A Place For Sustainable Food in Obama Administration?

This column looks at President-elect Barack Obama's food politics and wonders just how sustainable his administration's food policies will be.

2 minute read

January 2, 2009, 9:00 AM PST

By Nate Berg


"Obama has raised hopes he will inspire Americans away from fool's gold-en arches and toward farmers markets and community supported agriculture (where people buy a share in a farm's annual harvest). Obama is the most healthy eater to enter the White House in a long time, unlike George H.W. Bush who castigated broccoli as he craved pork rinds, unlike ravenous Bill Clinton, who gained 30 pounds in his first presidential campaign, and unlike the junior George W. Bush, who, pun intended, butchered the meat of his message on food. He once said, 'I know how hard it is for you to put food on your family.'"

"Obama purchased peaches, pears, apples and nectarines from farmers markets on the campaign trail. Grass-roots organizing in farmers markets helped him turn Indiana from a red state to a blue state and cruise to victory in Wisconsin. Physician Rob Stone told the Los Angeles Times, 'Obama's played Bloomington like a violin. Last summer, his people put out a table at the local farmers market and they've been showing up every weekend.'"

"Obama's nomination of former Iowa governor Tom Vilsack for Agriculture secretary further leaves unclear if he has a food strategy. Vilsack is a relatively open-minded farm-belt politician on alternative energy. But Monsanto's vice president of global plant breeding, Ted Crosbie, said Vilsack has 'a very balanced view of agriculture.'"

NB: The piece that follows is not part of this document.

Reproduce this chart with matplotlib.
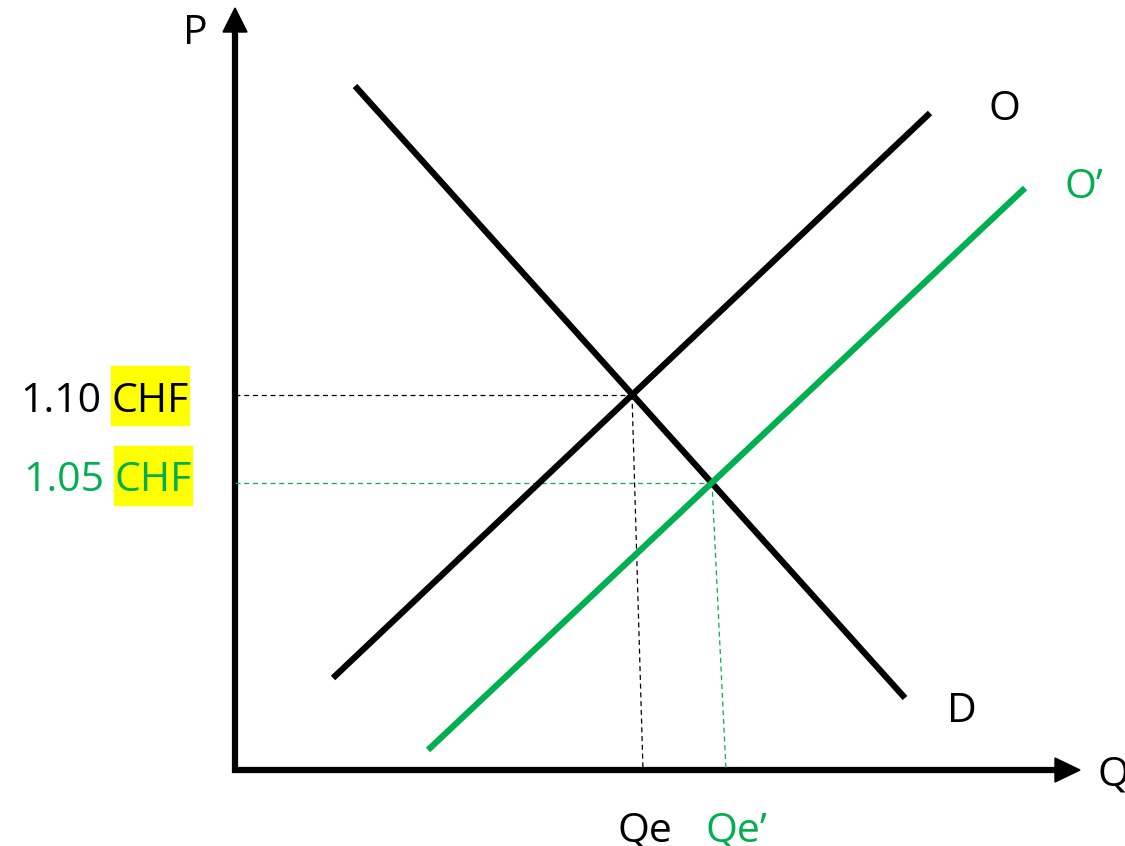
import matplotlib
matplotlib.use("Agg")
import matplotlib.pyplot as plt
from matplotlib.patches import Polygon, Rectangle

GREEN = "#00B050"
plt.rcParams['font.family'] = ['Open Sans', 'DejaVu Sans']

# Schematic data (canvas units, y downward)
demand_x = [355, 905]
demand_y = [86, 698]
supply_x = [333, 930]
supply_y = [678, 113]
supply2_x = [428, 1025]
supply2_y = [750, 188]

eq1 = (632, 395)   # original equilibrium
eq2 = (712, 483)   # new equilibrium
q_feet = [643, 726]  # where dashed verticals meet Q axis

origin = (235, 770)
y_axis_top = 8
x_axis_end = 1080

price_labels = ["1.10", "1.05"]
currency = "CHF"
qty_labels = ["Qe", "Qe\u2019"]

fig = plt.figure(figsize=(11.25, 8.46), dpi=100)
ax = fig.add_axes([0, 0, 1, 1])
ax.set_xlim(0, 1125)
ax.set_ylim(846, 0)
ax.axis("off")

# Axes
ax.plot([origin[0], origin[0]], [origin[1] + 3, 30], color="black", lw=4.5, solid_capstyle="butt")
ax.plot([origin[0] - 3, 1057], [origin[1], origin[1]], color="black", lw=4.5, solid_capstyle="butt")
ax.add_patch(Polygon([[223, 32], [247, 32], [origin[0], y_axis_top]], closed=True, color="black"))
ax.add_patch(Polygon([[1055, 758], [1055, 782], [x_axis_end, origin[1]]], closed=True, color="black"))

# Dashed guide lines
ax.plot([origin[0], eq1[0]], [eq1[1], eq1[1]], color="black", lw=0.9, ls=(0, (4, 3)))
ax.plot([eq1[0], q_feet[0]], [eq1[1], origin[1]], color="black", lw=0.9, ls=(0, (4, 3)))
ax.plot([origin[0], eq2[0]], [eq2[1], eq2[1]], color=GREEN, lw=0.9, ls=(0, (4, 3)))
ax.plot([eq2[0], q_feet[1]], [eq2[1], origin[1]], color=GREEN, lw=0.9, ls=(0, (4, 3)))

# Curves
ax.plot(demand_x, demand_y, color="black", lw=4.5, solid_capstyle="butt")
ax.plot(supply_x, supply_y, color="black", lw=4.5, solid_capstyle="butt")
ax.plot(supply2_x, supply2_y, color=GREEN, lw=4.5, solid_capstyle="butt")

fs = 29.5
# Axis labels
ax.text(195, 44, "P", fontsize=fs, ha="center", va="baseline", color="black")
ax.text(1098, 786, "Q", fontsize=fs, ha="left", va="baseline", color="black")
# Curve labels
ax.text(1004, 120, "O", fontsize=fs, ha="center", va="baseline", color="black")
ax.text(1084, 198, "O\u2019", fontsize=fs, ha="center", va="baseline", color=GREEN)
ax.text(962, 722, "D", fontsize=fs, ha="center", va="baseline", color="black")

# Price labels with highlighted currency
ax.add_patch(Rectangle((111, 366), 78, 59, color="#FFFF00", zorder=1))
ax.add_patch(Rectangle((114, 446), 78, 59, color="#FFFF00", zorder=1))
ax.text(101, 412, price_labels[0], fontsize=fs, ha="right", va="baseline", color="black", zorder=2)
ax.text(150, 412, currency, fontsize=fs, ha="center", va="baseline", color="black", zorder=2)
ax.text(104, 491, price_labels[1], fontsize=fs, ha="right", va="baseline", color=GREEN, zorder=2)
ax.text(153, 491, currency, fontsize=fs, ha="center", va="baseline", color=GREEN, zorder=2)

# Quantity labels
ax.text(645, 841, qty_labels[0], fontsize=fs, ha="center", va="baseline", color="black")
ax.text(736, 841, qty_labels[1], fontsize=fs, ha="center", va="baseline", color=GREEN)

fig.savefig("out.png", dpi=100)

"The problem is that agribusiness is grossly unbalanced, flooding Capitol Hill with $1 billion of lobbying efforts the last 11 years, according to the Center for Responsive Politics, reaping $177 billion in subsidies the last 12, according to the Environmental Working Group. There is so little accountability in farm payment programs that the Government Accountability Office reported in October that the United States Department of Agriculture paid out a total of $49 million to 2,702 potentially ineligible people whose adjusted gross income was more than $2.5 million and derived less than 75 percent of their income from farming, ranching, or forestry."